**WHAT THIS TASK INVOLVES**
Transcribe the listing that follows in full, omitting pictures.

**RECORDED INFORMATION**
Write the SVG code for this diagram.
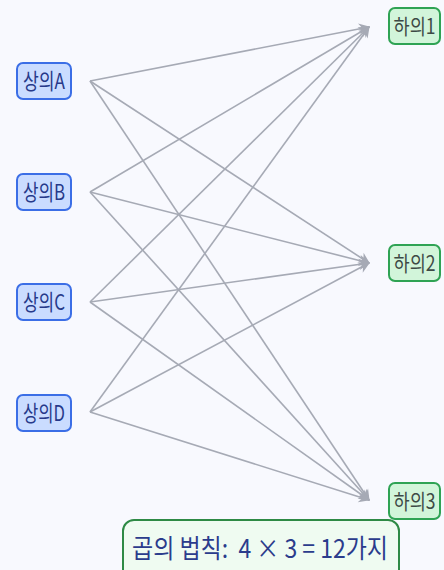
<svg xmlns="http://www.w3.org/2000/svg" width="444" height="570" viewBox="0 0 444 570">
<defs>
<style>
.top rect{fill:#cadcff;stroke:#3b6ee6;stroke-width:2}
.top text{fill:#26398a;font-family:"Noto Sans CJK KR","Noto Sans",sans-serif;font-size:22px;text-anchor:middle}
.bot rect{fill:#d2f5da;stroke:#2fa354;stroke-width:2}
.bot text{fill:#3d4a45;font-family:"Noto Sans CJK KR","Noto Sans",sans-serif;font-size:21px;text-anchor:middle}
.edges line{stroke:#a6aab5;stroke-width:1.6;marker-end:url(#arr)}
</style>
<marker id="arr" viewBox="0 0 10 10" refX="9" refY="5" markerWidth="7" markerHeight="7" orient="auto" markerUnits="userSpaceOnUse" overflow="visible">
<path d="M0,0 L10,5 L0,10 L3,5 Z" fill="#a6aab5" transform="scale(1.6)" transform-origin="9 5"/>
</marker>
</defs>
<rect width="444" height="570" fill="#f8f9fe"/>
<g class="edges">
<line x1="90" y1="81" x2="369" y2="27"/>
<line x1="90" y1="81" x2="369" y2="263"/>
<line x1="90" y1="81" x2="369" y2="500"/>
<line x1="90" y1="192" x2="369" y2="27"/>
<line x1="90" y1="192" x2="369" y2="263"/>
<line x1="90" y1="192" x2="369" y2="500"/>
<line x1="90" y1="302" x2="369" y2="27"/>
<line x1="90" y1="302" x2="369" y2="263"/>
<line x1="90" y1="302" x2="369" y2="500"/>
<line x1="90" y1="412" x2="369" y2="27"/>
<line x1="90" y1="412" x2="369" y2="263"/>
<line x1="90" y1="412" x2="369" y2="500"/>
</g>
<g id="topA" class="top"><rect x="17" y="63" width="54" height="36" rx="6"/><text x="44" y="89" textLength="42" lengthAdjust="spacingAndGlyphs">상의A</text></g>
<g id="topB" class="top"><rect x="17" y="174" width="54" height="36" rx="6"/><text x="44" y="200" textLength="42" lengthAdjust="spacingAndGlyphs">상의B</text></g>
<g id="topC" class="top"><rect x="17" y="284" width="54" height="36" rx="6"/><text x="44" y="310" textLength="42" lengthAdjust="spacingAndGlyphs">상의C</text></g>
<g id="topD" class="top"><rect x="17" y="395" width="54" height="36" rx="6"/><text x="44" y="421" textLength="42" lengthAdjust="spacingAndGlyphs">상의D</text></g>
<g id="bot1" class="bot"><rect x="389" y="8" width="51" height="36" rx="6"/><text x="414.5" y="34" textLength="42" lengthAdjust="spacingAndGlyphs">하의1</text></g>
<g id="bot2" class="bot"><rect x="389" y="245" width="51" height="36" rx="6"/><text x="414.5" y="271" textLength="42" lengthAdjust="spacingAndGlyphs">하의2</text></g>
<g id="bot3" class="bot"><rect x="389" y="483" width="51" height="36" rx="6"/><text x="414.5" y="509" textLength="42" lengthAdjust="spacingAndGlyphs">하의3</text></g>
<g id="rule"><rect x="123" y="520" width="276" height="64" rx="11" fill="#effbf1" stroke="#2e8a45" stroke-width="2"/><text x="260" y="558" font-family="'Noto Sans CJK KR','Noto Sans',sans-serif" font-size="26" fill="#2b3c8c" text-anchor="middle" textLength="256" lengthAdjust="spacingAndGlyphs" xml:space="preserve">곱의 법칙:  4 × 3 = 12가지</text></g>
</svg>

**WRITTEN REPLY**
Write the SVG code for this diagram.
<svg xmlns="http://www.w3.org/2000/svg" width="444" height="570" viewBox="0 0 444 570">
<defs>
<style>
.top rect{fill:#cadcff;stroke:#3b6ee6;stroke-width:2}
.top text{fill:#26398a;font-family:"Noto Sans CJK KR","Noto Sans",sans-serif;font-size:22px;text-anchor:middle}
.bot rect{fill:#d2f5da;stroke:#2fa354;stroke-width:2}
.bot text{fill:#3d4a45;font-family:"Noto Sans CJK KR","Noto Sans",sans-serif;font-size:21px;text-anchor:middle}
.edges line{stroke:#a6aab5;stroke-width:1.6;marker-end:url(#arr)}
</style>
<marker id="arr" viewBox="0 0 10 10" refX="9" refY="5" markerWidth="7" markerHeight="7" orient="auto" markerUnits="userSpaceOnUse" overflow="visible">
<path d="M0,0 L10,5 L0,10 L3,5 Z" fill="#a6aab5" transform="scale(1.6)" transform-origin="9 5"/>
</marker>
</defs>
<rect width="444" height="570" fill="#f8f9fe"/>
<g class="edges">
<line x1="90" y1="81" x2="369" y2="27"/>
<line x1="90" y1="81" x2="369" y2="263"/>
<line x1="90" y1="81" x2="369" y2="500"/>
<line x1="90" y1="192" x2="369" y2="27"/>
<line x1="90" y1="192" x2="369" y2="263"/>
<line x1="90" y1="192" x2="369" y2="500"/>
<line x1="90" y1="302" x2="369" y2="27"/>
<line x1="90" y1="302" x2="369" y2="263"/>
<line x1="90" y1="302" x2="369" y2="500"/>
<line x1="90" y1="412" x2="369" y2="27"/>
<line x1="90" y1="412" x2="369" y2="263"/>
<line x1="90" y1="412" x2="369" y2="500"/>
</g>
<g id="topA" class="top"><rect x="17" y="63" width="54" height="36" rx="6"/><text x="44" y="89" textLength="42" lengthAdjust="spacingAndGlyphs">상의A</text></g>
<g id="topB" class="top"><rect x="17" y="174" width="54" height="36" rx="6"/><text x="44" y="200" textLength="42" lengthAdjust="spacingAndGlyphs">상의B</text></g>
<g id="topC" class="top"><rect x="17" y="284" width="54" height="36" rx="6"/><text x="44" y="310" textLength="42" lengthAdjust="spacingAndGlyphs">상의C</text></g>
<g id="topD" class="top"><rect x="17" y="395" width="54" height="36" rx="6"/><text x="44" y="421" textLength="42" lengthAdjust="spacingAndGlyphs">상의D</text></g>
<g id="bot1" class="bot"><rect x="389" y="8" width="51" height="36" rx="6"/><text x="414.5" y="34" textLength="42" lengthAdjust="spacingAndGlyphs">하의1</text></g>
<g id="bot2" class="bot"><rect x="389" y="245" width="51" height="36" rx="6"/><text x="414.5" y="271" textLength="42" lengthAdjust="spacingAndGlyphs">하의2</text></g>
<g id="bot3" class="bot"><rect x="389" y="483" width="51" height="36" rx="6"/><text x="414.5" y="509" textLength="42" lengthAdjust="spacingAndGlyphs">하의3</text></g>
<g id="rule"><rect x="123" y="520" width="276" height="64" rx="11" fill="#effbf1" stroke="#2e8a45" stroke-width="2"/><text x="260" y="558" font-family="'Noto Sans CJK KR','Noto Sans',sans-serif" font-size="26" fill="#2b3c8c" text-anchor="middle" textLength="256" lengthAdjust="spacingAndGlyphs" xml:space="preserve">곱의 법칙:  4 × 3 = 12가지</text></g>
</svg>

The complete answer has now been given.